I wonder if these people have a deep running current of anger beneath their calm exterior. I imagine how I would feel if I lived in a tiny shotgun shack, built from scrap wood and garbage. If I slept on a red dirt floor exposed to the heat and the bugs and the stench of an open sewer, would I be burning with resentment and anger?  I think about these things when we walk through the neighborhoods in Accra, as noticeable as the Addams family in circus attire. Would I want to kill those wealthy looking tourists taking photos of my shack and my people as if they were visiting a different planet? I think I would be a bitter, angry person. Yet the peculiar truth about Ghana is that I never felt even a sliver of resentment towards me or my family. The people were unfailingly warm and friendly.

This is the reason I took my children to Ghana. I wanted them to understand that most people in our world live in shacks and struggle on a day to day basis just to survive.  The insular nature of a teenager's developing mind can’t fully appreciate foreign realities of any kind unless we, as parents, force a new reality upon it. Travel is like a bracing splash of glacial water on a hot day.  Until we remove our children from day to day life, they will tend to focus on things like peer approval or any one of the distractions that happen to make up their environment. I would liken the developing mind, and to a lesser extent the adult mind, to time in a prison. A prisoner falls asleep and awakens in a cell. He may eat, exercise, write and even read about events in the outside world, but his perception is always tainted because every experience happens in the environmental context of that cell.
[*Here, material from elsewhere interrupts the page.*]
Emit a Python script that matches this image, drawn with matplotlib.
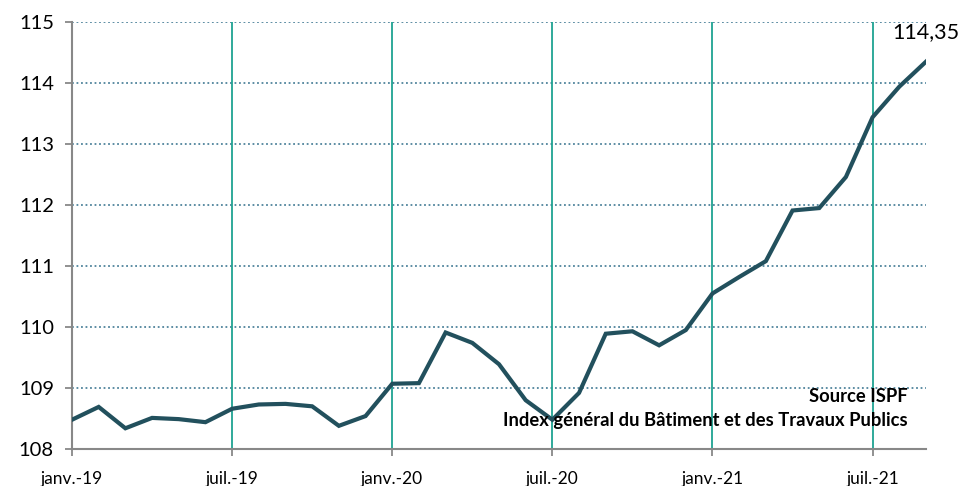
import numpy as np
import matplotlib.pyplot as plt

plt.rcParams['font.family'] = ['Lato', 'DejaVu Sans']

# monthly index, janv.-19 .. sept.-21
values = [108.48, 108.69, 108.34, 108.51, 108.49, 108.44,
          108.66, 108.73, 108.74, 108.70, 108.38, 108.54,
          109.07, 109.08, 109.91, 109.74, 109.39, 108.80,
          108.48, 108.92, 109.89, 109.93, 109.70, 109.95,
          110.55, 110.82, 111.08, 111.91, 111.95, 112.46,
          113.44, 113.94, 114.35]
tick_pos = [0, 6, 12, 18, 24, 30]
tick_labels = ["janv.-19", "juil.-19", "janv.-20", "juil.-20", "janv.-21", "juil.-21"]
yticks = [108, 109, 110, 111, 112, 113, 114, 115]

x = np.arange(len(values))

fig = plt.figure(figsize=(9.69, 4.86), dpi=100)
ax = fig.add_axes([0.0743, 0.0761, 0.8813, 0.8786])

for yv in yticks[1:]:
    ax.axhline(yv, color="#4f849c", ls=(0, (1, 1.5)), lw=1.3, zorder=1)
for xv in tick_pos[1:]:
    ax.axvline(xv, color="#1fa392", lw=1.3, zorder=1)

ax.plot(x, values, color="#22505d", lw=3, solid_joinstyle="miter", zorder=3)

ax.set_xlim(0, len(values) - 1)
ax.set_ylim(108, 115)
ax.set_xticks(tick_pos)
ax.set_xticklabels(tick_labels, fontsize=12.5)
ax.set_yticks(yticks)
ax.tick_params(axis="y", labelsize=14.5, length=5, color="#888888", width=1.3, pad=8)
ax.tick_params(axis="x", length=5, color="#888888", width=1.3, pad=11)

for s in ["top", "right"]:
    ax.spines[s].set_visible(False)
for s in ["left", "bottom"]:
    ax.spines[s].set_color("#888888")
    ax.spines[s].set_linewidth(1.5)

ax.text(len(values) - 1, 114.84, "114,35", fontsize=15.5,
        ha="center", va="center")
ax.text(0.979, 0.122, "Source ISPF", transform=ax.transAxes, fontsize=13.2,
        fontweight="bold", ha="right", va="center", zorder=4)
ax.text(0.979, 0.066, "Index général du Bâtiment et des Travaux Publics",
        transform=ax.transAxes, fontsize=13.2, fontweight="bold",
        ha="right", va="center", zorder=4)

fig.savefig("out.png", dpi=100)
As homo-sapiens, we can’t imagine what heaven or hell might be like, so we invent mythology to create a sort of scaffolding below which we build child-like notions about unknowable things. Children and many adults do the same thing when they organize their thoughts about faraway places. Africa, for example, may become a dark, foreboding place fraught with danger and torn asunder by conflict. Some of these perceptions are at least partially true. I mean, of course we should always be careful when traveling. Yet it is pure joy to watch the scales fall from their eyes and their faces illuminate with wonder as they come to see the world more clearly than they did before.

My son came up to me in Africa and said, “Dad, I always thought we were poor, but these people hardly have a thing and they work  their butts off. I used to think poor people were lazy, but I can’t imagine having to work as hard as they do.”

“Do you think most of them would want to move to America and live like us?” I asked.

“No,” he answered, watching the throngs of people milling about in a strange sort of harmony. “I think they would feel too lonely in America.”

This is why I took my children to Africa and the reason we travel. That sort of insight would be impossible in the gilded cage that is our wonderful hometown. And insight through experience is one of the greatest gifts I can give as a parent.